What is being asked:
Leave the pictures out and retype the lines from the beginning through the line with "(f2) -- (f3) -- (f4);", both ends included.

Recorded data:
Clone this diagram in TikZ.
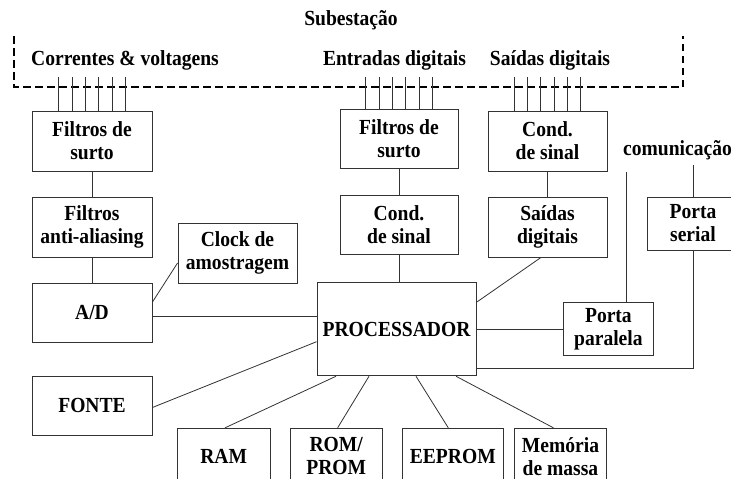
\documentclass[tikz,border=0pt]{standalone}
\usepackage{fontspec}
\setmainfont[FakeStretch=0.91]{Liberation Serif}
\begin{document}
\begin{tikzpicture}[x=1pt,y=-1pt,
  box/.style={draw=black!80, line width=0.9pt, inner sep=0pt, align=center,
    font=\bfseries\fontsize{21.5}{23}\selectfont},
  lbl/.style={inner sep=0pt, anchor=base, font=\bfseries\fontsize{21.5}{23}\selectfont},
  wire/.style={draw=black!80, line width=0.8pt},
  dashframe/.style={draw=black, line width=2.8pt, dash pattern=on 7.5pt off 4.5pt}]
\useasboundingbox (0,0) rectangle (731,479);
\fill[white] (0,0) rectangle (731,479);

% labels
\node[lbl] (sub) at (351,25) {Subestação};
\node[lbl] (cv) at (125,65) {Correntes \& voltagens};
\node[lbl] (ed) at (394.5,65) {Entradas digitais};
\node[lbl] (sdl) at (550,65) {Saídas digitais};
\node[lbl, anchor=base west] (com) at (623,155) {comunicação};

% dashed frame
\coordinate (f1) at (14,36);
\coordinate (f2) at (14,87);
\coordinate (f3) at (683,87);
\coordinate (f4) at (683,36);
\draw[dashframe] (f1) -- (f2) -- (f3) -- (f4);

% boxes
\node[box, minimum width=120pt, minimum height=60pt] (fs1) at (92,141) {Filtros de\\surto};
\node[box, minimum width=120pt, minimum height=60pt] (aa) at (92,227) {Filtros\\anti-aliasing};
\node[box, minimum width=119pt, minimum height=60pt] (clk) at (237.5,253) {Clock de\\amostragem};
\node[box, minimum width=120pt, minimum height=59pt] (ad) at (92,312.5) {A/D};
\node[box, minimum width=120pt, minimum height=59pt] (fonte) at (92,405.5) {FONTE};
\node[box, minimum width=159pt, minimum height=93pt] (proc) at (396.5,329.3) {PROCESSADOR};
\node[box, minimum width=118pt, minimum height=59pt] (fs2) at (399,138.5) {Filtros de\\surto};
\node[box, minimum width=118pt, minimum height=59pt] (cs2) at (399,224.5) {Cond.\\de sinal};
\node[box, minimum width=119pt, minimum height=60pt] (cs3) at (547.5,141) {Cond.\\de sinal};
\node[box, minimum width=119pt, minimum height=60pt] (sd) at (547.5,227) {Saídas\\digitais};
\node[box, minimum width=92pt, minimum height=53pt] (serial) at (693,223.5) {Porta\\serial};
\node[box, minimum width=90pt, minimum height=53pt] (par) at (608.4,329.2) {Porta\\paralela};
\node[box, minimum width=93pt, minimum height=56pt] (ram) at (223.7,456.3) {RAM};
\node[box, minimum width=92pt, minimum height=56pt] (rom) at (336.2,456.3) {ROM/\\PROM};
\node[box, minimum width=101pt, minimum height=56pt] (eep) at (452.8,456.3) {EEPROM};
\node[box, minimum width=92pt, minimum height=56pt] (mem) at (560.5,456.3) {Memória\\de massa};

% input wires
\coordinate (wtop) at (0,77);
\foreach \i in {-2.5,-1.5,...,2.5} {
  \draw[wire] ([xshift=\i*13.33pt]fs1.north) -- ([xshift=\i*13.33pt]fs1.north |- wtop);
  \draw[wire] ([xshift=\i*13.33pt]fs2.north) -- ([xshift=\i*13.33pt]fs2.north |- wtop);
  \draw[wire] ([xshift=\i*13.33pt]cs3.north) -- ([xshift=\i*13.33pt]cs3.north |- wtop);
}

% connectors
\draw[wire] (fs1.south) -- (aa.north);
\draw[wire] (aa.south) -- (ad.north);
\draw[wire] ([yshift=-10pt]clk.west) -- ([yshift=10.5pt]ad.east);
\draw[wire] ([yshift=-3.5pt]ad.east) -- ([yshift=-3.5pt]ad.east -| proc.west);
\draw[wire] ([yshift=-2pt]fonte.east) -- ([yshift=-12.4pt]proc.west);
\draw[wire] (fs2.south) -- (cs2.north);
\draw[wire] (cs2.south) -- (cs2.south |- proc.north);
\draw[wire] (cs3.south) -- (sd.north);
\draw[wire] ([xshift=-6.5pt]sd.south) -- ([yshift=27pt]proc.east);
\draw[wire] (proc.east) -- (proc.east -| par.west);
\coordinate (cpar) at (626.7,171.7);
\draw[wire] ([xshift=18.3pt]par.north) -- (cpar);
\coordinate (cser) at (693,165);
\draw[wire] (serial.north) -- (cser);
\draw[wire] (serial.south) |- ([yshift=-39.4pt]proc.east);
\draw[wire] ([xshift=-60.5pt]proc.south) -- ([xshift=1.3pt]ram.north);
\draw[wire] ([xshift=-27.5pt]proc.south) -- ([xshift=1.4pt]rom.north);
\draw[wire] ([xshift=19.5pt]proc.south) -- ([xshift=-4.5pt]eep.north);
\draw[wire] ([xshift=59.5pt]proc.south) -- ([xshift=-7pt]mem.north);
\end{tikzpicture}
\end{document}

Solved exercise:
Clone this diagram in TikZ.
\documentclass[tikz,border=0pt]{standalone}
\usepackage{fontspec}
\setmainfont[FakeStretch=0.91]{Liberation Serif}
\begin{document}
\begin{tikzpicture}[x=1pt,y=-1pt,
  box/.style={draw=black!80, line width=0.9pt, inner sep=0pt, align=center,
    font=\bfseries\fontsize{21.5}{23}\selectfont},
  lbl/.style={inner sep=0pt, anchor=base, font=\bfseries\fontsize{21.5}{23}\selectfont},
  wire/.style={draw=black!80, line width=0.8pt},
  dashframe/.style={draw=black, line width=2.8pt, dash pattern=on 7.5pt off 4.5pt}]
\useasboundingbox (0,0) rectangle (731,479);
\fill[white] (0,0) rectangle (731,479);

% labels
\node[lbl] (sub) at (351,25) {Subestação};
\node[lbl] (cv) at (125,65) {Correntes \& voltagens};
\node[lbl] (ed) at (394.5,65) {Entradas digitais};
\node[lbl] (sdl) at (550,65) {Saídas digitais};
\node[lbl, anchor=base west] (com) at (623,155) {comunicação};

% dashed frame
\coordinate (f1) at (14,36);
\coordinate (f2) at (14,87);
\coordinate (f3) at (683,87);
\coordinate (f4) at (683,36);
\draw[dashframe] (f1) -- (f2) -- (f3) -- (f4);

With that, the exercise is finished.